Figure 15.9: Proportion of stays with geriatric liaison nomenclature codes with Bayesian approach (THP and arthrose)

Les hôpitaux le plus à droite ont des séjours avec facturation d’un des 2 codes ou les 2 de manière quasi-systématique, contrairement aux hôpitaux à gauche pour lesquels aucune ou très peu de prestations de liaison interne sont facturées par séjour.

15.5.2 Recours à la liaison interne gériatrique pour les patients avec fractures et prothèses (totale ou fémorale)

599045 Total
Absent Present
597623
    Absent 1,746 371 2,117
    Present 6 450 456
Total 1,752 821 2,573

Le nombre de séjours concernés (avec les critères: fracture avec intervention chirurgicale, 75 ans et plus, séjour en dehors d’un lit G) est de 2573. Parmi ces séjours, 68 % ne comprennent aucun des 2 codes de nomenclature. 32 % des séjours comprennent au moins un des deux codes. Les 2 codes ensemble ont été facturés pour 450 séjours.

La Figure 15.11 reprend, par hôpital, la facturation ou non des prestations de liaison.

Figure 15.10: Proportion of stays with geriatric liaison nomenclature codes (prostheses and fracture).
Figure 15.11: Proportion of stays with geriatric liaison nomenclature codes with Bayesian approach (prostheses and fracture).

Les hôpitaux le plus à droite ont des séjours avec facturation d’un des 2 codes ou les 2 de manière systématique contrairement aux hôpitaux à gauche pour lesquels aucune ou très peu de prestations de liaison interne sont facturées.

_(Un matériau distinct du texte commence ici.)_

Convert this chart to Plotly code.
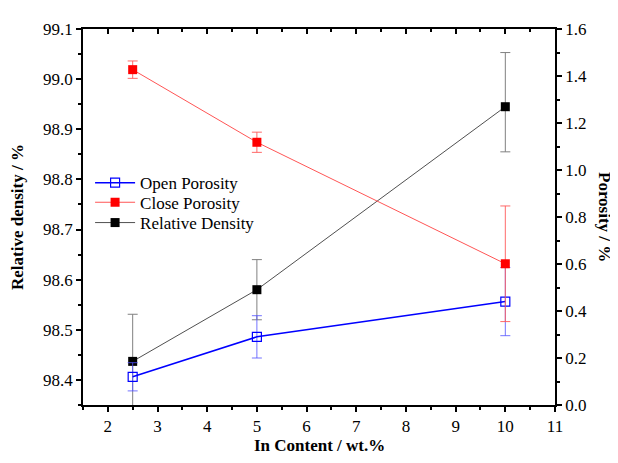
import plotly.graph_objects as go

x_content = [2.5, 5, 10]

rel_density = [98.437, 98.580, 98.945]
rel_err_plus = [0.094, 0.060, 0.108]
rel_err_minus = [0.094, 0.060, 0.090]

open_por = [0.12, 0.29, 0.44]
open_err = [0.06, 0.09, 0.145]

close_por = [1.427, 1.118, 0.601]
close_err = [0.037, 0.043, 0.246]

FONT = "Liberation Serif, Times New Roman, serif"

fig = go.Figure()

fig.add_trace(go.Scatter(
    x=x_content, y=open_por, name="Open Porosity", yaxis="y2", legend="legend",
    mode="lines+markers",
    line=dict(color="#0000FF", width=1.5),
    marker=dict(symbol="square-open", size=9, color="#0000FF", line=dict(width=1.2)),
    error_y=dict(type="data", array=open_err, color="rgba(80,80,255,0.8)", thickness=1, width=5),
))
fig.add_trace(go.Scatter(
    x=x_content, y=close_por, name="Close Porosity", yaxis="y2", legend="legend2",
    mode="lines+markers",
    line=dict(color="#FF5555", width=1),
    marker=dict(symbol="square", size=9, color="#FF0000"),
    error_y=dict(type="data", array=close_err, color="rgba(255,90,90,0.9)", thickness=1, width=5),
))
fig.add_trace(go.Scatter(
    x=x_content, y=rel_density, name="Relative Density", yaxis="y", legend="legend3",
    mode="lines+markers",
    line=dict(color="#505050", width=1),
    marker=dict(symbol="square", size=9, color="#000000"),
    error_y=dict(type="data", array=rel_err_plus, arrayminus=rel_err_minus,
                 color="#808080", thickness=1, width=5),
))
# helper trace for top axis
fig.add_trace(go.Scatter(x=[None], y=[None], xaxis="x2", showlegend=False, hoverinfo="skip"))

axis_common = dict(showline=True, linecolor="black", linewidth=1.5, showgrid=False,
                   zeroline=False, tickcolor="black", tickwidth=1.5,
                   tickfont=dict(family=FONT, size=17, color="black"))

leg_common = dict(x=0.015, xanchor="left", yanchor="middle", bgcolor="rgba(0,0,0,0)",
                  font=dict(family=FONT, size=17, color="black"), itemwidth=40)

fig.update_layout(
    width=610, height=455,
    margin=dict(l=75, r=63, t=12, b=58),
    paper_bgcolor="white", plot_bgcolor="white",
    font=dict(family=FONT, size=17, color="black"),
    showlegend=True,
    legend=dict(y=0.590, **leg_common),
    legend2=dict(y=0.538, **leg_common),
    legend3=dict(y=0.484, **leg_common),
    xaxis=dict(range=[1.5, 11], dtick=1, tick0=0, ticks="outside", ticklen=5,
               minor=dict(dtick=0.5, ticks="outside", ticklen=3, tickcolor="black", tickwidth=1.5),
               **axis_common),
    xaxis2=dict(range=[1.5, 11], overlaying="x", side="top", dtick=1, tick0=0,
                ticks="inside", ticklen=5, showticklabels=False,
                minor=dict(dtick=0.5, ticks="inside", ticklen=3, tickcolor="black", tickwidth=1.5),
                **axis_common),
    yaxis=dict(range=[98.35, 99.1], dtick=0.1, tick0=98.4, tickformat=".1f",
               ticks="outside", ticklen=5,
               minor=dict(dtick=0.05, ticks="outside", ticklen=3, tickcolor="black", tickwidth=1.5),
               **axis_common),
    yaxis2=dict(range=[0, 1.6], dtick=0.2, tickformat=".1f", overlaying="y", side="right",
                ticks="outside", ticklen=5,
                minor=dict(dtick=0.1, ticks="outside", ticklen=3, tickcolor="black", tickwidth=1.5),
                **axis_common),
    annotations=[
        dict(text="<b>Relative density / %</b>", x=0, y=0.5, xref="paper", yref="paper",
             showarrow=False, textangle=-90, font=dict(family=FONT, size=17),
             xanchor="center", yanchor="middle", xshift=-66),
        dict(text="<b>Porosity / %</b>", x=1.0, y=0.5, xref="paper", yref="paper",
             showarrow=False, textangle=90, font=dict(family=FONT, size=17),
             xanchor="center", yanchor="middle", xshift=50),
        dict(text="<b>In Content / wt.%</b>", x=0.5, y=0, xref="paper", yref="paper",
             showarrow=False, font=dict(family=FONT, size=17),
             xanchor="center", yanchor="middle", yshift=-40),
    ],
)

fig.write_html("out.html")
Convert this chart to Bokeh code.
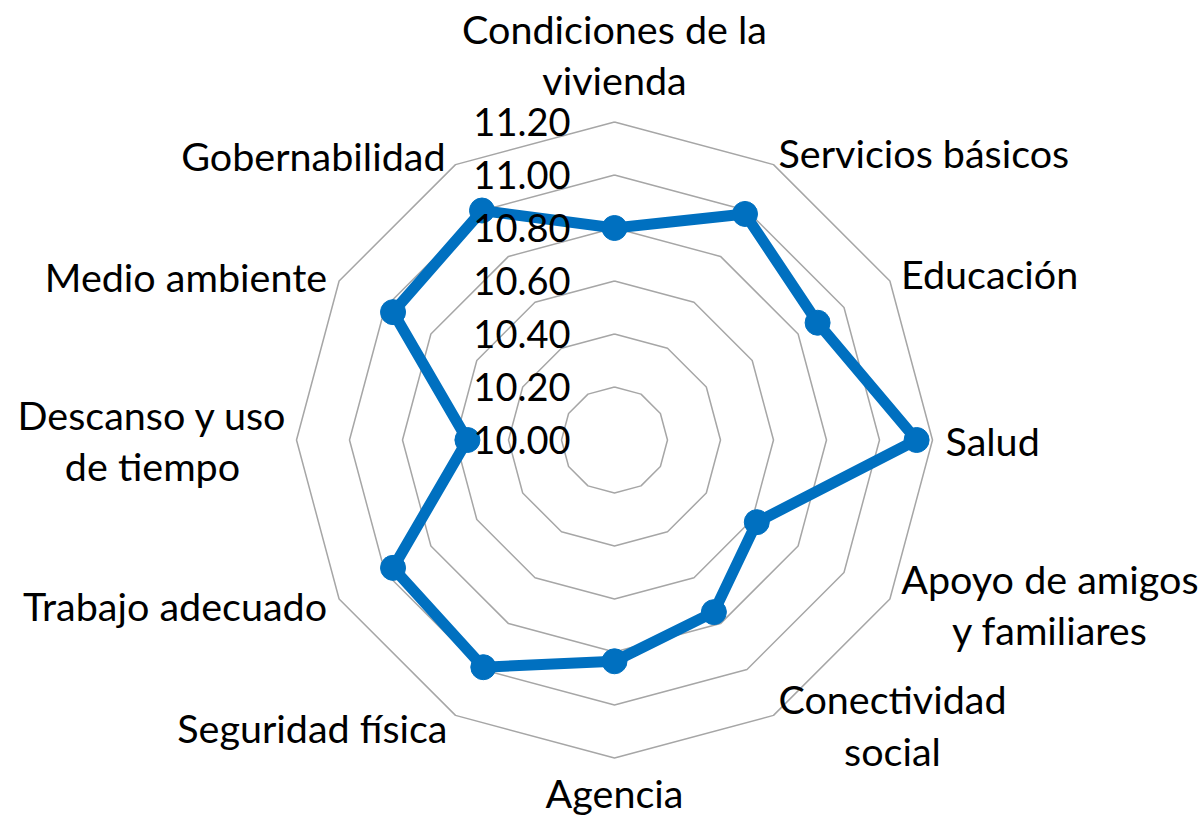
import math
from bokeh.plotting import figure
from bokeh.models import Range1d
from bokeh.core.properties import value
from bokeh.embed import file_html
from bokeh.resources import INLINE

# ---- data ----
categories = [
    "Condiciones de la\nvivienda", "Servicios básicos", "Educación", "Salud",
    "Apoyo de amigos\ny familiares", "Conectividad\nsocial", "Agencia",
    "Seguridad física", "Trabajo adecuado", "Descanso y uso\nde tiempo",
    "Medio ambiente", "Gobernabilidad",
]
values = [10.80, 10.985, 10.885, 11.14, 10.62, 10.75, 10.835, 10.99, 10.965, 10.555, 10.965, 11.0]
tick_values = [10.00, 10.20, 10.40, 10.60, 10.80, 11.00, 11.20]
tick_labels = ["10.00", "10.20", "10.40", "10.60", "10.80", "11.00", "11.20"]

RMIN = 10.0
PX = 265.0  # pixels per value unit
FONT = value("Lato")
FS_CAT = "39.5px"
FS_TICK = "38px"

W, H = 1203, 817
cx_s, cy_s = 614.0, 439.5  # center in plot pixels
p = figure(width=W, height=H, output_backend="svg", toolbar_location=None,
           x_range=Range1d(-cx_s / PX, (W - cx_s) / PX),
           y_range=Range1d(-(H - cy_s) / PX, cy_s / PX),
           min_border=0, outline_line_color=None)
p.axis.visible = False
p.grid.visible = False
p.background_fill_color = "white"
p.border_fill_color = "white"

n = len(categories)
angles = [2 * math.pi * i / n for i in range(n)]

def pos(v, a):
    r = v - RMIN
    return r * math.sin(a), r * math.cos(a)

# grid rings
for tv in tick_values[1:]:
    xs = [pos(tv, a)[0] for a in angles] + [pos(tv, angles[0])[0]]
    ys = [pos(tv, a)[1] for a in angles] + [pos(tv, angles[0])[1]]
    p.line(xs, ys, line_color="#A6A6A6", line_width=1.5)

# series
sx = [pos(v, a)[0] for v, a in zip(values, angles)]
sy = [pos(v, a)[1] for v, a in zip(values, angles)]
p.line(sx + [sx[0]], sy + [sy[0]], line_color="#0070C0", line_width=11, line_join="round")
p.scatter(sx, sy, size=25, fill_color="#0070C0", line_color="#0070C0")

# tick labels
p.text(x=[-44 / PX] * len(tick_values), y=[tv - RMIN for tv in tick_values], text=tick_labels,
       text_font=FONT, text_font_size=FS_TICK, text_align="right", text_baseline="middle",
       text_color="#000000")

# category labels: offsets (px) from outer ring vertex, and alignment
layout = [
    (0, 68, "center"), (5, 12, "left"), (11, 8, "left"), (13, 0, "left"),
    (160, -5, "center"), (119, -9, "center"), (0, -34, "center"),
    (-8, -12, "right"), (-12, -6, "right"), (-144, 0, "center"),
    (-12, 5, "right"), (-10, 9, "right"),
]
rmax = tick_values[-1]
for cat, a, (dx, dy, al) in zip(categories, angles, layout):
    vx, vy = pos(rmax, a)
    p.text(x=[vx + dx / PX], y=[vy + dy / PX], text=[cat], text_font=FONT,
           text_font_size=FS_CAT, text_align=al, text_baseline="middle",
           text_color="#000000", text_line_height=1.1)

open("out.html", "w").write(file_html(p, INLINE))
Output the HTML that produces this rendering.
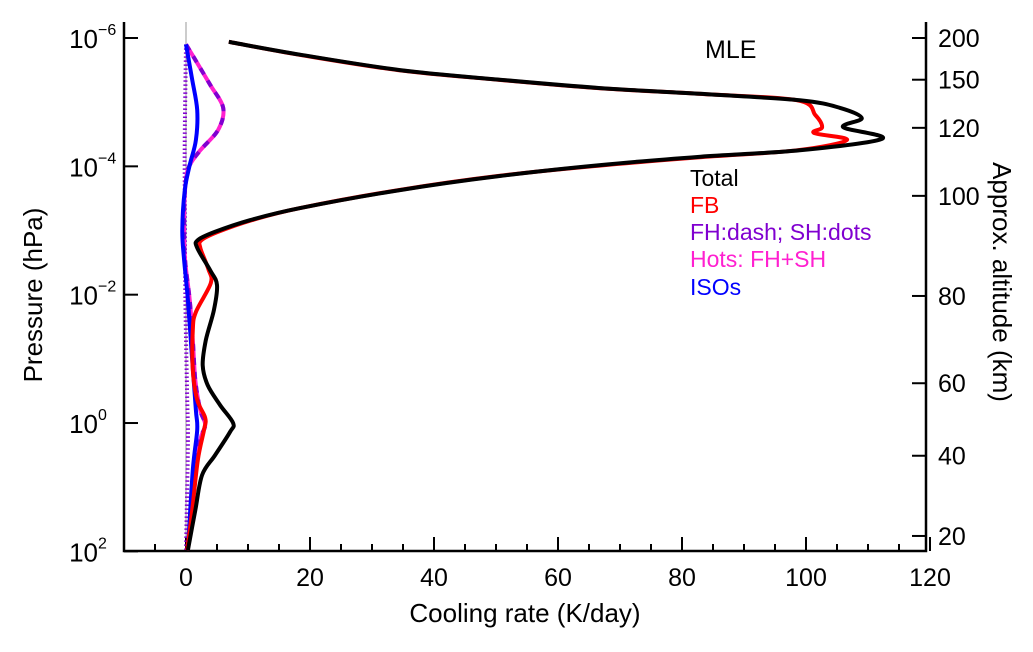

Les séjours avec fractures comprennent des prestations de liaison trois fois plus élevé (32 % avec facturation d’un des deux codes de nomenclature) que dans les séjours pour arthrose (11 %).

15.6 Quel type de prothèse pour le patient âgé avec fracture du col du fémur ?

La fracture du col du fémur peut être traitée de plusieurs manières: l’ostéosynthèse est une option privilégiée chez les jeunes ou les personnes âgées qui ne tolèrent pas la chirurgie de la prothèse. Chez les personnes âgées, la préférence va vers le placement d’une prothèse fémorale ou une prothèse totale (PTH).

L’hémi arthroplastie présente les avantages d’un temps opératoire plus court, moins de pertes sanguines, moins de contraintes techniques, moins de charges économiques, et un taux de luxation plus faible. La prothèse totale est associée à une meilleure fonction de la hanche, moins d’érosion de l’acétabulum et un taux de révision plus faible.

Une méta-analyse (Liu et al. 2020) récente a conclu que la PTH est préférable chez le patient âgé de plus de 75 ans actif. Les auteurs d’une autre méta-analyse (Migliorini et al. 2020) déclarent que ces deux options sont valables avec des taux de survie comparables. On note toutefois une réduction de complications différente: moins de luxation avec prothèse fémorale et moins d’érosion acétabulaire et de révision avec une PTH.

Les dernières recommandations NICE 2021 proposent de placer une PTH plutôt qu’une prothèse fémorale si le patient est autonome à la marche, préservé sur le plan cognitif et apte médicalement pour l’anesthésie et la chirurgie. AAOS 2021 (moderate recommendation): chez des patients bien sélectionnés présentant des fractures déplacées du col du fémur, l’arthroplastie totale de la hanche peut présenter un avantage fonctionnel par rapport à l’hémi arthroplastie même s’il y a un petit risque d’augmenter les complications.

La Figure 15.12 ci-dessous montre la proportion de prothèse fémorale sur la somme des prothèses fémorales et totales, chez des patients de 75 ans et plus dans les différents hôpitaux en Belgique. Chaque point représente un hôpital. Plus la couleur est intense, plus l’hôpital a un nombre de séjour avec fractures (PTH et prothèse fémorale) important.

Figure 15.12: Proportion of femoral prosthesis for femoral fracture in elderly patients (75 and over).
Figure 15.13: Proportion of femoral prosthesis for femoral fracture in elderly patients (75 and over) with Bayesian approach.

Les hôpitaux qui se situent à l’extrême droite placent quasi 100 % de prothèses fémorales lors d’une fracture du col du fémur chez un patient de plus de 75 ans.

La politique chirurgicale varie de manière importante d’un hôpital à l’autre pour les patients de plus de 75 ans. Les critères de choix des prothèses sont discutés dans le chapitre implants.